Charisma: The Mother of Dragons

White hair is a sign of high charisma

Against the dull and stale backdrop of Westeros nobility stand out the exceptional politics of Daenerys Targaryen. In contrast to herlineage-obsessed brother, throughout book/series 1 of A Song of Ice and Fire Daenerys becomes a powerful leader not really through her claim to the Iron Throne – which seems a bit distant and cold from the continent – but through sheer force of personality. Daenerys is an iconoclast who constantly clashes with traditional social structures. The chief determinant of her rise to prominence is charisma, a form of domination in which followers pledge their allegiance to a single individual due to her extraordinary qualities and magnetism. Of course, Daenerys has her dragons, but for most of the story so far they have been pretty useless as weapons, and in fact are more relevant as a tangible signifier of her personal identity. But charisma, Weber tells us, is also a weak foundation for political authority in the long run: without strong rules and obligations Daenery’s followers don’t quite know what to expect, which is for instance why the Dothraki have abandoned her over time. This form of domination is so concentrated on a single person that it is in fact incredibly easy to weaken simply by taking her out, which is why she becomes time and again the target of various assassination plots.

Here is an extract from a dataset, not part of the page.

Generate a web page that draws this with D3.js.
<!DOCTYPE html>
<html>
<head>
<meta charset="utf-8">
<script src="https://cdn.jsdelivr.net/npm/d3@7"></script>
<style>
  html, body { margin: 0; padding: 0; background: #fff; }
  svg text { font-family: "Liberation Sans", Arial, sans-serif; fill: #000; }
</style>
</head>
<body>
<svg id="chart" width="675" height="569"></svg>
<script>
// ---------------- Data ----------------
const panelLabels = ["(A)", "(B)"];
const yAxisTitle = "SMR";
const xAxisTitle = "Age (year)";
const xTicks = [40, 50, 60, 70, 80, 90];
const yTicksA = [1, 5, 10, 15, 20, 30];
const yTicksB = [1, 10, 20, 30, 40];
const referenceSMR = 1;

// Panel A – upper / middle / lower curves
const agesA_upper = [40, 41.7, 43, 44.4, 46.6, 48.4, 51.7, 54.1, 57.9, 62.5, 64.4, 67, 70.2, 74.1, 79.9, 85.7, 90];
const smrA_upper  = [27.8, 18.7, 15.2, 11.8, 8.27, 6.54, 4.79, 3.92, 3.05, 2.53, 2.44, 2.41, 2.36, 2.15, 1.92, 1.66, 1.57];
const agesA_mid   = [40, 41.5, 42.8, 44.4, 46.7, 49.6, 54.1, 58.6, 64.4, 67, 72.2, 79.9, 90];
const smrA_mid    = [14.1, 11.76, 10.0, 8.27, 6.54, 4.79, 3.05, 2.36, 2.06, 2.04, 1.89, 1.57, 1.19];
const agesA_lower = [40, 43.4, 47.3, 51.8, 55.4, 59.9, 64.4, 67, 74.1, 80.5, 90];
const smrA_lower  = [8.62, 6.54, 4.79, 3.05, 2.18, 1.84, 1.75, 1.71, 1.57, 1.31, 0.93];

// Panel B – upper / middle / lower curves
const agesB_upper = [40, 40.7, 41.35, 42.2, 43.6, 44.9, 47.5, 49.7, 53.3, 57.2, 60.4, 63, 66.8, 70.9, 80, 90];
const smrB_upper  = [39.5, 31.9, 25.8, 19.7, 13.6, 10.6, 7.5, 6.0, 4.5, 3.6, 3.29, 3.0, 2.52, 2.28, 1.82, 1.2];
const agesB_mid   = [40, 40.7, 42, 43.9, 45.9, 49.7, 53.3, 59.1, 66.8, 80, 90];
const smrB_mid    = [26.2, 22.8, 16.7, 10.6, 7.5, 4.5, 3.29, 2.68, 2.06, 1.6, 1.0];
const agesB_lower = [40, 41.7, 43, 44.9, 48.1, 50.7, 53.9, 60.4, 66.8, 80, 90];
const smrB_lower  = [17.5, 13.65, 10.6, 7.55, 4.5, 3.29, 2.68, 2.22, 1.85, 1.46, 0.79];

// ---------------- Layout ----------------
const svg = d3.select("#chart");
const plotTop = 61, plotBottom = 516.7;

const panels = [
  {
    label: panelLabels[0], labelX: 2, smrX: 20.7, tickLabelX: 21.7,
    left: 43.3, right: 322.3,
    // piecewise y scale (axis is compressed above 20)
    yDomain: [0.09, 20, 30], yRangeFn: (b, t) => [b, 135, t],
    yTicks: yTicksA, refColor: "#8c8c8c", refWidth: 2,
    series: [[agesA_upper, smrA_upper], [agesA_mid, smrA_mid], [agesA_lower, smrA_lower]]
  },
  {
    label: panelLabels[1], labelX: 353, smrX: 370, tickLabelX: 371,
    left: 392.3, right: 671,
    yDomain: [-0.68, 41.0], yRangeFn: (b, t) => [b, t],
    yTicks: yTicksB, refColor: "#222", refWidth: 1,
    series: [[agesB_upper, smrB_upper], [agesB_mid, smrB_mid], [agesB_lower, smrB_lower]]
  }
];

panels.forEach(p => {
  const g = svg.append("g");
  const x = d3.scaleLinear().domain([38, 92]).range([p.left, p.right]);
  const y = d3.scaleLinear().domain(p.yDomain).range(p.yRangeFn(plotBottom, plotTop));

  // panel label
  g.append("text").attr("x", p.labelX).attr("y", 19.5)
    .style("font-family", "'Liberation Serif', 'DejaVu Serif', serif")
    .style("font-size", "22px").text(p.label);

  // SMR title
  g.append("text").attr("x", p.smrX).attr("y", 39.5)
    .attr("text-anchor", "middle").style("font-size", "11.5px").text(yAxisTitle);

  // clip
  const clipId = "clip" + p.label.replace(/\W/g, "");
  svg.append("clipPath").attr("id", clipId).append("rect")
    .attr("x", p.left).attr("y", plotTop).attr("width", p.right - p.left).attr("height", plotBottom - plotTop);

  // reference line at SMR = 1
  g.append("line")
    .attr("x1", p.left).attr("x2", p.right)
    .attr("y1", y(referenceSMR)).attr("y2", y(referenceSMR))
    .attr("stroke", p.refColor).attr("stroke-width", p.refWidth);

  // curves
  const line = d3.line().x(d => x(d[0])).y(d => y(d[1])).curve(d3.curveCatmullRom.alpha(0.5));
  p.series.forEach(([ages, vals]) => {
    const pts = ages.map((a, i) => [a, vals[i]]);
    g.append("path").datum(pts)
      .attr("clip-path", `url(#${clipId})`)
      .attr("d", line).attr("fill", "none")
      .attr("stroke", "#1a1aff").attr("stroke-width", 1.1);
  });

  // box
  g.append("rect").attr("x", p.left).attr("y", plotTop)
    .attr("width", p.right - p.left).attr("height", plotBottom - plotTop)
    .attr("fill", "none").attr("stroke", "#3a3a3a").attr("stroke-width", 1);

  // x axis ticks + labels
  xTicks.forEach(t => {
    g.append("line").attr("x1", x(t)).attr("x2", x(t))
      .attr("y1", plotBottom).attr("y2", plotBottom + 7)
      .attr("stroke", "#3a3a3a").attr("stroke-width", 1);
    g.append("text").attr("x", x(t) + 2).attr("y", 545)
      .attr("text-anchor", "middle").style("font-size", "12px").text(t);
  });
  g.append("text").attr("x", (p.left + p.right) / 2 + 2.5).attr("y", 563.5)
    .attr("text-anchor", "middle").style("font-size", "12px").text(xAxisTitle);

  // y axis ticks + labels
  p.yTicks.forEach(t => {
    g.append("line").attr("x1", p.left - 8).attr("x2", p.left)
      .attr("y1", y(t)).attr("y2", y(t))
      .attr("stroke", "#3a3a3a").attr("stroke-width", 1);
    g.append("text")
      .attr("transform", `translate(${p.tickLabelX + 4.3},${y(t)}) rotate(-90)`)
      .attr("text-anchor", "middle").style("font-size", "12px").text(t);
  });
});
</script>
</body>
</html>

Law: The Night’s Watch (and a little bird)

Faceless Weberian bureaucrats

Domination through law and rational organization is Weber’s third ideal type, and also the most effective means of large scale public administration. Law’s chief instrument is bureaucracy: a hierarchical organization of experts who execute precise rules and regulations in an impersonal manner; public service, and not private benefit, is the guiding ideology of bureaucrats. In Westeros there are only two groups working for the public good and not personal or familial benefit. The first of them is the Night’s Watch, an obvious Weberian bureaucracy: by “taking the black” brothers are supposed to leave their personal background behind, and going through an expertise-based system of promotion which equalizes noble and commoner in an organization devoted to a single public task. Defending the Wall is a clear public good for which benefits all the petty houses, even if they often neglect or despise the Night’s Watch, starving it of the funds that they so desperately need to fulfill their public duty. The nobles’ neglect or despise for the brothers is not different from how modern societies dismiss government bureaucrats as “grey men” or “boring”.

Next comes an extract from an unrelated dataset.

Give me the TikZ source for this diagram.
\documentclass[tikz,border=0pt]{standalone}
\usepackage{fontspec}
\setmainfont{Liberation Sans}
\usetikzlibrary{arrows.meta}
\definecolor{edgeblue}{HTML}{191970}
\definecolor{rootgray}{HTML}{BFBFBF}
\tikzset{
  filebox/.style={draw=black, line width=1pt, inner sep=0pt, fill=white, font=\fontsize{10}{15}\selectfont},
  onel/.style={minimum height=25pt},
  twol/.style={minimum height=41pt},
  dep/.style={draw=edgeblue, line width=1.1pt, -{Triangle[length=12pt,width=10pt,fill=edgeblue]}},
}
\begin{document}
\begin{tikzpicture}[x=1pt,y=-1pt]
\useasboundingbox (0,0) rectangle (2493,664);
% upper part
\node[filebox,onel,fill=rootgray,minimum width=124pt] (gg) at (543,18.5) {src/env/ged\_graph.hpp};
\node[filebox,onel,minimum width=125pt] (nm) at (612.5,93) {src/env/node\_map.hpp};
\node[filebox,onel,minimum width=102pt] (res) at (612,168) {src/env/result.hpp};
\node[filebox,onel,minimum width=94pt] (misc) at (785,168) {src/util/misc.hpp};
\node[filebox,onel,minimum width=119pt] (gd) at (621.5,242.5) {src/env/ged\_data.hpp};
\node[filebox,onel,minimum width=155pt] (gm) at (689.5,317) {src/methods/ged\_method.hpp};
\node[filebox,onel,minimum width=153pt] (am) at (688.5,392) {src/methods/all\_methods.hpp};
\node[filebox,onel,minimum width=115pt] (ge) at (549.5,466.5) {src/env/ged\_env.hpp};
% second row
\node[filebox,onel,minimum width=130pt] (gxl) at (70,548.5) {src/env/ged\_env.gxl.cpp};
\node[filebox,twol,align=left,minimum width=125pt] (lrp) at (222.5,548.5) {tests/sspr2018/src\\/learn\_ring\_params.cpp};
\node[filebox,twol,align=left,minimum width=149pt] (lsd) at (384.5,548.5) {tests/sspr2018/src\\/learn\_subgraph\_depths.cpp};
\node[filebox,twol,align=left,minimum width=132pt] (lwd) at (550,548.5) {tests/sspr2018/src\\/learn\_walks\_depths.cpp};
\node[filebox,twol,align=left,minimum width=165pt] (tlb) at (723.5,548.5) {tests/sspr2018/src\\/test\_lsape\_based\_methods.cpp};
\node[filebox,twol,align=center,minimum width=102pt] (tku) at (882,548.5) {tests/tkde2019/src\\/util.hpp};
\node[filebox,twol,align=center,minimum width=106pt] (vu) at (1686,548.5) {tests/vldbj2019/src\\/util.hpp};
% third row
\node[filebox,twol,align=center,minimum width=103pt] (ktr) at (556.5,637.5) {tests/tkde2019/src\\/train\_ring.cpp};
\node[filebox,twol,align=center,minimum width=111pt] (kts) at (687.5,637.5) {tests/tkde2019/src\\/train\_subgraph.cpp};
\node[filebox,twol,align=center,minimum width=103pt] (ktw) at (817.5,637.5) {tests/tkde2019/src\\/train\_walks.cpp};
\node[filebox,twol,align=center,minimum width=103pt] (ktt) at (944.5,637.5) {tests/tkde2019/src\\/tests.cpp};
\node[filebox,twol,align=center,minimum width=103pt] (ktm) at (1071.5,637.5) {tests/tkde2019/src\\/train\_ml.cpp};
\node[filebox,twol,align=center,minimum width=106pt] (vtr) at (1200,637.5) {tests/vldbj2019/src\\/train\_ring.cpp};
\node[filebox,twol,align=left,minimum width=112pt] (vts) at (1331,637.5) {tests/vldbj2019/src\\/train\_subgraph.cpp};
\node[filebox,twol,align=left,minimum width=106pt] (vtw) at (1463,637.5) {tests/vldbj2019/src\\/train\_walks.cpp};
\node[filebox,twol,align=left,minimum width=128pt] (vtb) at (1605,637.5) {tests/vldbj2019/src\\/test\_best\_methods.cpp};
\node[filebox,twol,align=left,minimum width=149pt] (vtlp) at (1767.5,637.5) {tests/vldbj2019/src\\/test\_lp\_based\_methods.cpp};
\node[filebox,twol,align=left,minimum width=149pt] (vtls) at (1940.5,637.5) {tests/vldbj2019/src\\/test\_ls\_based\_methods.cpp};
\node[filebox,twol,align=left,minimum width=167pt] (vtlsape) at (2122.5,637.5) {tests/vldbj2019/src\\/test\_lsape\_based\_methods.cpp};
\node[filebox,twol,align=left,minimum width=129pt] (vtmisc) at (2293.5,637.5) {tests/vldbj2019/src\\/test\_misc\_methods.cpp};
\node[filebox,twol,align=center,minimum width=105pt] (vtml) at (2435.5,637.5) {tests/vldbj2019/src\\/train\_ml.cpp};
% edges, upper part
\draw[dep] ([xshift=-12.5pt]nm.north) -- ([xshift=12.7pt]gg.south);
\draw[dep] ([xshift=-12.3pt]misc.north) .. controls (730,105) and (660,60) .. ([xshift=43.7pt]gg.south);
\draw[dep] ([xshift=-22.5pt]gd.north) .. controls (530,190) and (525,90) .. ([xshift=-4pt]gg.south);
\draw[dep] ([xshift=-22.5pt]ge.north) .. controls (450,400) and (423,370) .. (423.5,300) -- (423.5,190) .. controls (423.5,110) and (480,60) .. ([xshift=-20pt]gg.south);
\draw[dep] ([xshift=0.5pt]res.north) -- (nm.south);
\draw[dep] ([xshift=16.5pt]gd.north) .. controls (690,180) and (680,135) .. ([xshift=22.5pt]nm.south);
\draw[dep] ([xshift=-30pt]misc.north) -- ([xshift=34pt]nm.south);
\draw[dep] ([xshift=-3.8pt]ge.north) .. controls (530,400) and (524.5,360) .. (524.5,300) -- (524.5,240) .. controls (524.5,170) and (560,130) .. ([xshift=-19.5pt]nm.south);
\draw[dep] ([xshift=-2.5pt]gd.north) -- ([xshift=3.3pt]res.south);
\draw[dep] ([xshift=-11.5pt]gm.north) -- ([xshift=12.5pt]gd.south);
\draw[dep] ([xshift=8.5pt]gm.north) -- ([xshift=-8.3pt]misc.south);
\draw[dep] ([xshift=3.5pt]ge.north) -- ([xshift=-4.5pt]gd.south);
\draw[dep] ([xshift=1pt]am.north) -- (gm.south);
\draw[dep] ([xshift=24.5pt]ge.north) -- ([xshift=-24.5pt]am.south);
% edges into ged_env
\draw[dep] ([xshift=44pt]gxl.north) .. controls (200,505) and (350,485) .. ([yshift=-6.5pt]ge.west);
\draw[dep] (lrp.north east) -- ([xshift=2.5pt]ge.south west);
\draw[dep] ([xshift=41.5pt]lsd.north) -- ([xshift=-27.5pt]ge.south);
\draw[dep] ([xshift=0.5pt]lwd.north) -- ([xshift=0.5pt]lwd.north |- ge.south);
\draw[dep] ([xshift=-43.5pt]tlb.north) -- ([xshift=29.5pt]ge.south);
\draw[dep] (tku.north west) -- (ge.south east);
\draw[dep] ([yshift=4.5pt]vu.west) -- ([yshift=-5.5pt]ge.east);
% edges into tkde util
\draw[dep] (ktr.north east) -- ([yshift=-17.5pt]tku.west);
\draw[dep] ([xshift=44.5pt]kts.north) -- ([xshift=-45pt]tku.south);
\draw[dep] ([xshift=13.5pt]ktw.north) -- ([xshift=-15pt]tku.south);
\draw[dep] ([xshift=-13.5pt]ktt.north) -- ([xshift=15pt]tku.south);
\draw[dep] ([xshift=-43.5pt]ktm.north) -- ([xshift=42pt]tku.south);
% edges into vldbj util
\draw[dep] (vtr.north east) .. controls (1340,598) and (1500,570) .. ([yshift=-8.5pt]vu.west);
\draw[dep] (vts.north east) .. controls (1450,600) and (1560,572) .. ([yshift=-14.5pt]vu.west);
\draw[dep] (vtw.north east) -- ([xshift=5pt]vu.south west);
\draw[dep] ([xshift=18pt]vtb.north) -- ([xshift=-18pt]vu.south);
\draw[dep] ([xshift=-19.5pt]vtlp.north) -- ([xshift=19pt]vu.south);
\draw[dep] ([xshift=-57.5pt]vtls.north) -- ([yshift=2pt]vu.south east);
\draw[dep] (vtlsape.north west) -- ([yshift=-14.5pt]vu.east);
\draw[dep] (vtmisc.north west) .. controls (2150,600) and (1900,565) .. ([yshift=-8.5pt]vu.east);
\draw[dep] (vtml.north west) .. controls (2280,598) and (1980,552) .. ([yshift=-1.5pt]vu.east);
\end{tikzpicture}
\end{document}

This is what public ethos looks like

To my knowledge, there is only other actor who exhibits public spirit, impersonal action, and a desire to protect the state above all: Varys the spymaster and his little birds. In many ways Varys is the ultimate Weberian bureaucrat: servant to whoever controls the Kingdom, but unable – and perhaps unwilling – to take it for himself, as he is the only member of the Small Council who cannot aspire to the Iron Throne due to his lack of patrimonial legitimacy. Instead Varys commands an impersonal bureaucracy employing faceless experts: his “little birds”. And as he tells Ned Stark at a critical moment, his allegiance is to the Kingdom and not to the delusions of grandeur of any of the houses.

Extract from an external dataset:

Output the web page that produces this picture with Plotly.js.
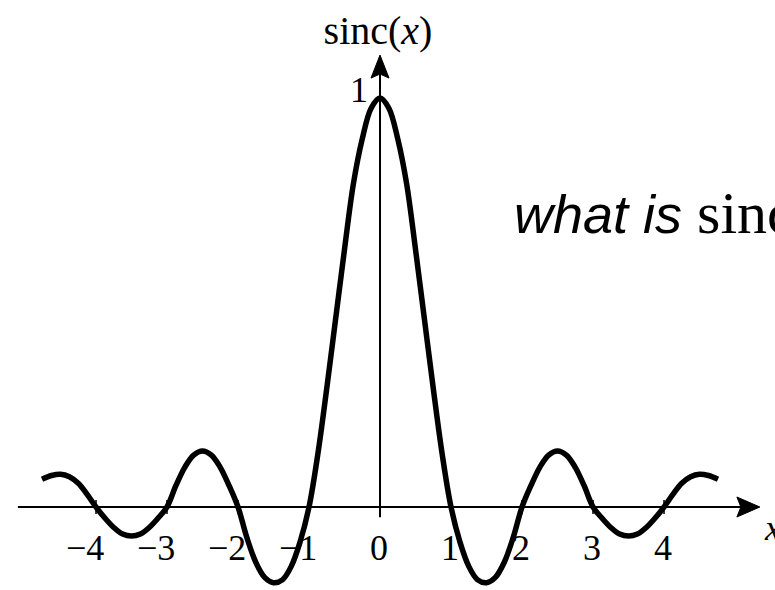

From a Weberian perspective, the charisma of Daenerys and the bureaucracies of the Night’s Watch and Varys are the only hope for institutional change in Westeros: all other actors inhabit and are bound to replicate a corrupt, oppressive, and unstable system of patrimonialism. Of the challengers, Daenerys is certainly the most appealing option, but also the least predictable: there is no telling how long she can keep her followers, or what rules she intends to establish once she attains power. In contrast, the abnegation and forward-thinking attitude of the Westeros bureaucrats are the only guarantee for a better kingdom. Political evolution requires bureaucratization, and that is why the Kingdom would be better served by an alliance between the Night’s Watch and Varys.

That’s a Game of Thrones plot that I would gladly follow. But I suspect what will happen instead is that everyone will die.